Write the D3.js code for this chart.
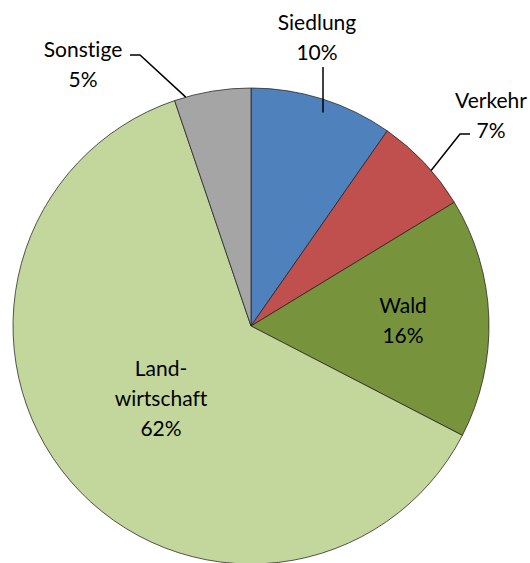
<!DOCTYPE html>
<html>
<head>
<meta charset="utf-8">
<script src="https://cdn.jsdelivr.net/npm/d3@7"></script>
<style>
  body { margin: 0; background: #fff; }
  text { font-family: Lato, "Open Sans", sans-serif; font-size: 21px; fill: #000; font-variant-ligatures: none; }
</style>
</head>
<body>
<svg></svg>
<script>
// Chart data
var categories = ["Siedlung", "Verkehr", "Wald", "Landwirtschaft", "Sonstige"];
var values = [9.7, 6.6, 16.3, 62.2, 5.2];
var labelLines = [["Siedlung", "10%"], ["Verkehr", "7%"], ["Wald", "16%"], ["Land-", "wirtschaft", "62%"], ["Sonstige", "5%"]];
var colors = ["#4F81BD", "#C0504D", "#77933C", "#C3D69B", "#A5A5A5"];

var width = 530;
var height = 563;
var cx = 251, cy = 326, radius = 238;

var svg = d3.select("svg")
  .attr("width", width)
  .attr("height", height);

var g = svg.append("g")
  .attr("transform", "translate(" + cx + "," + cy + ")");

var pie = d3.pie().sort(null).value(function(d) { return d; });
var arc = d3.arc().innerRadius(0).outerRadius(radius);
var arcs = pie(values);

g.selectAll(".slice")
  .data(arcs)
  .enter()
  .append("path")
  .attr("class", "slice")
  .attr("d", arc)
  .attr("fill", function(d, i) { return colors[i]; })
  .attr("stroke", "#222")
  .attr("stroke-width", 0.75);

// label anchor positions relative to centre (text centre x, first baseline y)
var labelPos = [[66, -296], [240, -218], [152, -13], [-90, 50], [-168, -269]];

var labels = g.selectAll(".label")
  .data(arcs)
  .enter()
  .append("text")
  .attr("class", "label")
  .attr("text-anchor", "middle")
  .attr("x", function(d, i) { return labelPos[i][0]; })
  .attr("y", function(d, i) { return labelPos[i][1]; });

labels.selectAll("tspan")
  .data(function(d, i) { return labelLines[i].map(function(t) { return { t: t, i: i }; }); })
  .enter()
  .append("tspan")
  .attr("x", function(d) { return labelPos[d.i][0]; })
  .attr("dy", function(d, j) { return j === 0 ? 0 : 30; })
  .text(function(d) { return d.t; });

// leader lines for outside labels
function edgePoint(d, frac) {
  var a = d.startAngle + (d.endAngle - d.startAngle) * frac;
  return [Math.sin(a) * radius, -Math.cos(a) * radius];
}
var leaders = [
  { i: 0, frac: 0.75, pts: [[72, -259]] },
  { i: 1, frac: 0.6, pts: [[209, -192], [219, -192]] },
  { i: 4, frac: 0.15, pts: [[-111, -271], [-121, -271]] }
];
leaders.forEach(function(l) {
  var p = edgePoint(arcs[l.i], l.frac);
  var pts = l.i === 0 ? [[l.pts[0][0], p[1]], l.pts[0]] : [p].concat(l.pts);
  g.append("path")
    .attr("d", d3.line()(pts))
    .attr("fill", "none")
    .attr("stroke", "#000")
    .attr("stroke-width", 1.5);
});
</script>
</body>
</html>
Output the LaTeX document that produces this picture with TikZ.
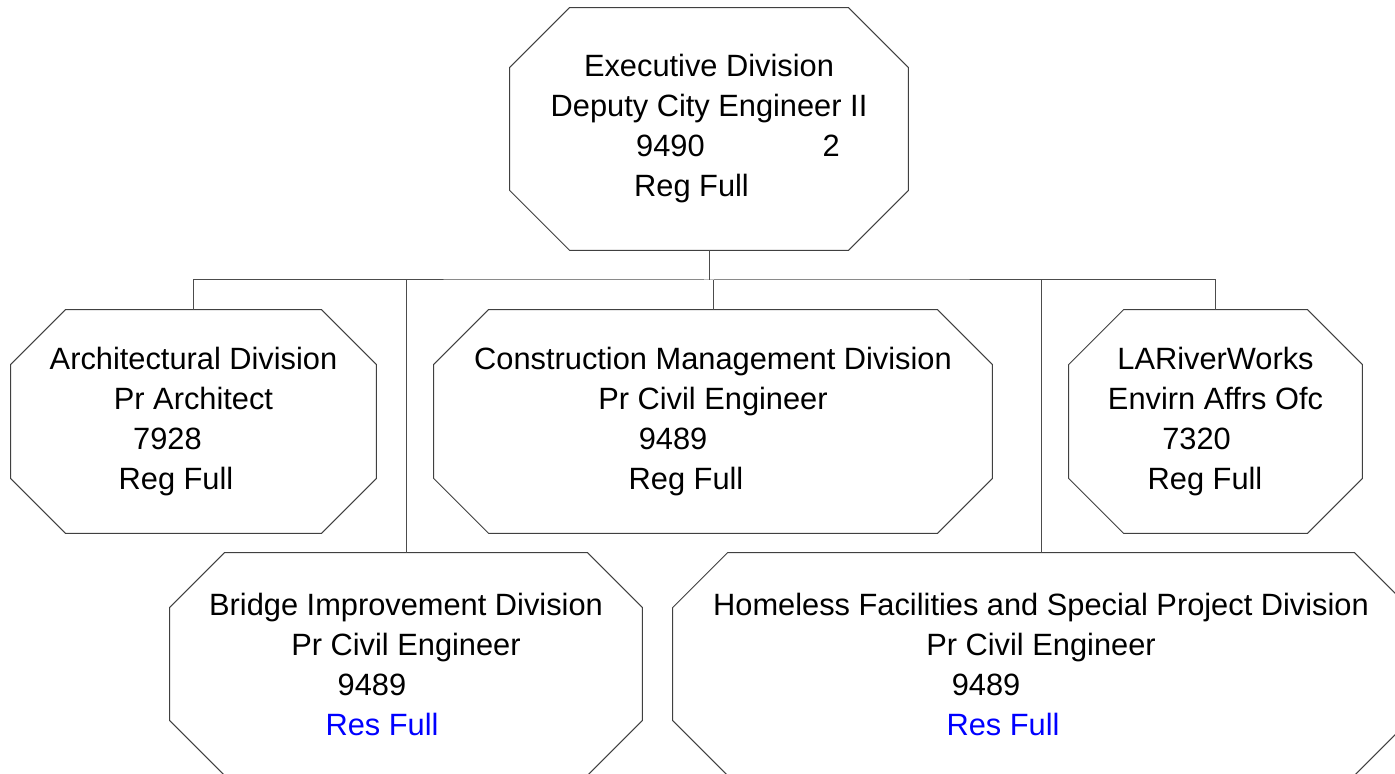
\documentclass[tikz,border=0pt]{standalone}
\usepackage{fontspec}
\setmainfont{Liberation Sans}

% move one line of a centred node text sideways
\newcommand{\offline}[2]{\kern#1\relax#2\kern-#1\relax}

\begin{document}
\begin{tikzpicture}[
	x=0.5pt, y=-0.5pt,
	divnode/.style={rectangle, inner sep=0pt, align=center, minimum height=111.5pt,
		font=\fontsize{15.4pt}{20pt}\selectfont},
	divline/.style={draw=black!75, line width=0.5pt},
	linkline/.style={draw=black!70, line width=0.5pt}
]
\path[use as bounding box, clip] (0,0) rectangle (1395,774);

% Kopf
\node[divnode, minimum width=199pt, minimum height=121pt] (exec) at (709,129)
	{Executive Division\\Deputy City Engineer II\\
	 \offline{14.5pt}{9490\hspace{59pt}2}\\\offline{-8.75pt}{Reg Full}};

% erste Reihe
\node[divnode, minimum width=182.5pt] (arch) at (193.5,421.5)
	{Architectural Division\\Pr Architect\\
	 \offline{-13pt}{7928}\\\offline{-8.75pt}{Reg Full}};
\node[divnode, minimum width=279pt] (cmd) at (713,421.5)
	{Construction Management Division\\Pr Civil Engineer\\
	 \offline{-20pt}{9489}\\\offline{-13.5pt}{Reg Full}};
\node[divnode, minimum width=146.5pt] (larw) at (1215.5,421.5)
	{LARiverWorks\\Envirn Affrs Ofc\\
	 \offline{-9.5pt}{7320}\\\offline{-5.25pt}{Reg Full}};

% zweite Reihe
\node[divnode, minimum width=236pt, minimum height=111pt] (bridge) at (406,664)
	{Bridge Improvement Division\\Pr Civil Engineer\\
	 \offline{-17pt}{9489}\\\offline{-12pt}{\textcolor{blue}{Res Full}}};
\node[divnode, minimum width=368pt, minimum height=111pt] (homeless) at (1041,664)
	{Homeless Facilities and Special Project Division\\Pr Civil Engineer\\
	 \offline{-27.5pt}{9489}\\\offline{-19pt}{\textcolor{blue}{Res Full}}};

% Achtecke
\foreach \n/\c in {exec/30pt, arch/27.5pt, cmd/27.5pt, larw/27.5pt, bridge/27.5pt, homeless/27.5pt}
	\draw[divline] ([xshift=\c]\n.north west) -- ([xshift=-\c]\n.north east)
		-- ([yshift=-\c]\n.north east) -- ([yshift=\c]\n.south east)
		-- ([xshift=-\c]\n.south east) -- ([xshift=\c]\n.south west)
		-- ([yshift=\c]\n.south west) -- ([yshift=-\c]\n.north west) -- cycle;

% Verbindungen
\coordinate (bus) at (709,280);
\draw[linkline] (exec.south) -- (bus);
\draw[linkline] (arch.north) |- (bus) -| (larw.north);
\draw[linkline] (bridge.north) -- (bridge.north |- bus);
\draw[linkline] (cmd.north) -- (cmd.north |- bus);
\draw[linkline] (homeless.north) -- (homeless.north |- bus);

\end{tikzpicture}
\end{document}
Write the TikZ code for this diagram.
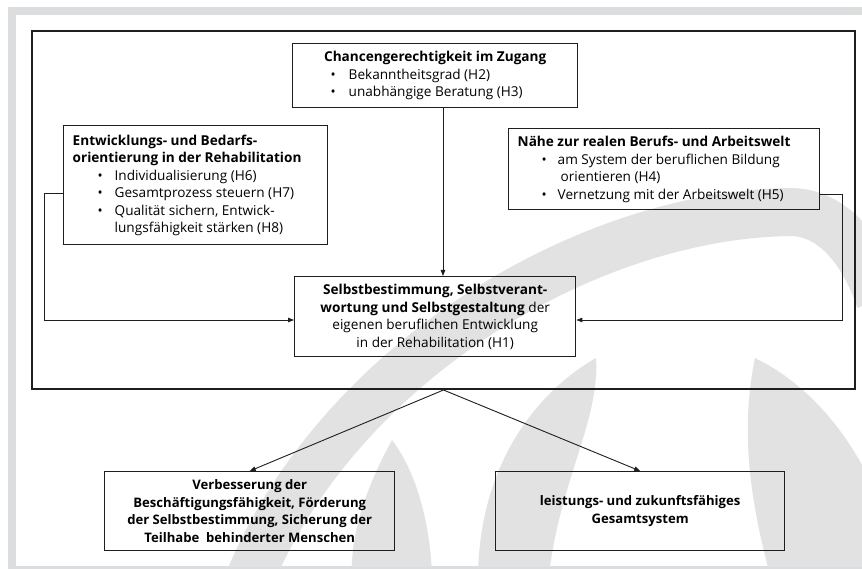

* WHAT THE TASK ASKS *
Each line above is to be copied verbatim. Drop any image from the copy.

* RESULT *
Write the D3.js code for this chart.
<!DOCTYPE html>
<html>
<head>
<meta charset="utf-8">
<script src="https://cdn.jsdelivr.net/npm/d3@7"></script>
<style>
  body { margin: 0; background: #fff; }
  text { font-family: Lato, "Open Sans", sans-serif; font-size: 21px; fill: #000; font-variant-ligatures: none; }
</style>
</head>
<body>
<svg></svg>
<script>
// Chart data
var categories = ["Siedlung", "Verkehr", "Wald", "Landwirtschaft", "Sonstige"];
var values = [9.7, 6.6, 16.3, 62.2, 5.2];
var labelLines = [["Siedlung", "10%"], ["Verkehr", "7%"], ["Wald", "16%"], ["Land-", "wirtschaft", "62%"], ["Sonstige", "5%"]];
var colors = ["#4F81BD", "#C0504D", "#77933C", "#C3D69B", "#A5A5A5"];

var width = 530;
var height = 563;
var cx = 251, cy = 326, radius = 238;

var svg = d3.select("svg")
  .attr("width", width)
  .attr("height", height);

var g = svg.append("g")
  .attr("transform", "translate(" + cx + "," + cy + ")");

var pie = d3.pie().sort(null).value(function(d) { return d; });
var arc = d3.arc().innerRadius(0).outerRadius(radius);
var arcs = pie(values);

g.selectAll(".slice")
  .data(arcs)
  .enter()
  .append("path")
  .attr("class", "slice")
  .attr("d", arc)
  .attr("fill", function(d, i) { return colors[i]; })
  .attr("stroke", "#222")
  .attr("stroke-width", 0.75);

// label anchor positions relative to centre (text centre x, first baseline y)
var labelPos = [[66, -296], [240, -218], [152, -13], [-90, 50], [-168, -269]];

var labels = g.selectAll(".label")
  .data(arcs)
  .enter()
  .append("text")
  .attr("class", "label")
  .attr("text-anchor", "middle")
  .attr("x", function(d, i) { return labelPos[i][0]; })
  .attr("y", function(d, i) { return labelPos[i][1]; });

labels.selectAll("tspan")
  .data(function(d, i) { return labelLines[i].map(function(t) { return { t: t, i: i }; }); })
  .enter()
  .append("tspan")
  .attr("x", function(d) { return labelPos[d.i][0]; })
  .attr("dy", function(d, j) { return j === 0 ? 0 : 30; })
  .text(function(d) { return d.t; });

// leader lines for outside labels
function edgePoint(d, frac) {
  var a = d.startAngle + (d.endAngle - d.startAngle) * frac;
  return [Math.sin(a) * radius, -Math.cos(a) * radius];
}
var leaders = [
  { i: 0, frac: 0.75, pts: [[72, -259]] },
  { i: 1, frac: 0.6, pts: [[209, -192], [219, -192]] },
  { i: 4, frac: 0.15, pts: [[-111, -271], [-121, -271]] }
];
leaders.forEach(function(l) {
  var p = edgePoint(arcs[l.i], l.frac);
  var pts = l.i === 0 ? [[l.pts[0][0], p[1]], l.pts[0]] : [p].concat(l.pts);
  g.append("path")
    .attr("d", d3.line()(pts))
    .attr("fill", "none")
    .attr("stroke", "#000")
    .attr("stroke-width", 1.5);
});
</script>
</body>
</html>
Output the LaTeX document that produces this picture with TikZ.
\documentclass[tikz,border=0pt]{standalone}
\usepackage{fontspec}
\setmainfont{Liberation Sans}

% move one line of a centred node text sideways
\newcommand{\offline}[2]{\kern#1\relax#2\kern-#1\relax}

\begin{document}
\begin{tikzpicture}[
	x=0.5pt, y=-0.5pt,
	divnode/.style={rectangle, inner sep=0pt, align=center, minimum height=111.5pt,
		font=\fontsize{15.4pt}{20pt}\selectfont},
	divline/.style={draw=black!75, line width=0.5pt},
	linkline/.style={draw=black!70, line width=0.5pt}
]
\path[use as bounding box, clip] (0,0) rectangle (1395,774);

% Kopf
\node[divnode, minimum width=199pt, minimum height=121pt] (exec) at (709,129)
	{Executive Division\\Deputy City Engineer II\\
	 \offline{14.5pt}{9490\hspace{59pt}2}\\\offline{-8.75pt}{Reg Full}};

% erste Reihe
\node[divnode, minimum width=182.5pt] (arch) at (193.5,421.5)
	{Architectural Division\\Pr Architect\\
	 \offline{-13pt}{7928}\\\offline{-8.75pt}{Reg Full}};
\node[divnode, minimum width=279pt] (cmd) at (713,421.5)
	{Construction Management Division\\Pr Civil Engineer\\
	 \offline{-20pt}{9489}\\\offline{-13.5pt}{Reg Full}};
\node[divnode, minimum width=146.5pt] (larw) at (1215.5,421.5)
	{LARiverWorks\\Envirn Affrs Ofc\\
	 \offline{-9.5pt}{7320}\\\offline{-5.25pt}{Reg Full}};

% zweite Reihe
\node[divnode, minimum width=236pt, minimum height=111pt] (bridge) at (406,664)
	{Bridge Improvement Division\\Pr Civil Engineer\\
	 \offline{-17pt}{9489}\\\offline{-12pt}{\textcolor{blue}{Res Full}}};
\node[divnode, minimum width=368pt, minimum height=111pt] (homeless) at (1041,664)
	{Homeless Facilities and Special Project Division\\Pr Civil Engineer\\
	 \offline{-27.5pt}{9489}\\\offline{-19pt}{\textcolor{blue}{Res Full}}};

% Achtecke
\foreach \n/\c in {exec/30pt, arch/27.5pt, cmd/27.5pt, larw/27.5pt, bridge/27.5pt, homeless/27.5pt}
	\draw[divline] ([xshift=\c]\n.north west) -- ([xshift=-\c]\n.north east)
		-- ([yshift=-\c]\n.north east) -- ([yshift=\c]\n.south east)
		-- ([xshift=-\c]\n.south east) -- ([xshift=\c]\n.south west)
		-- ([yshift=\c]\n.south west) -- ([yshift=-\c]\n.north west) -- cycle;

% Verbindungen
\coordinate (bus) at (709,280);
\draw[linkline] (exec.south) -- (bus);
\draw[linkline] (arch.north) |- (bus) -| (larw.north);
\draw[linkline] (bridge.north) -- (bridge.north |- bus);
\draw[linkline] (cmd.north) -- (cmd.north |- bus);
\draw[linkline] (homeless.north) -- (homeless.north |- bus);

\end{tikzpicture}
\end{document}
Write the TikZ code for this diagram.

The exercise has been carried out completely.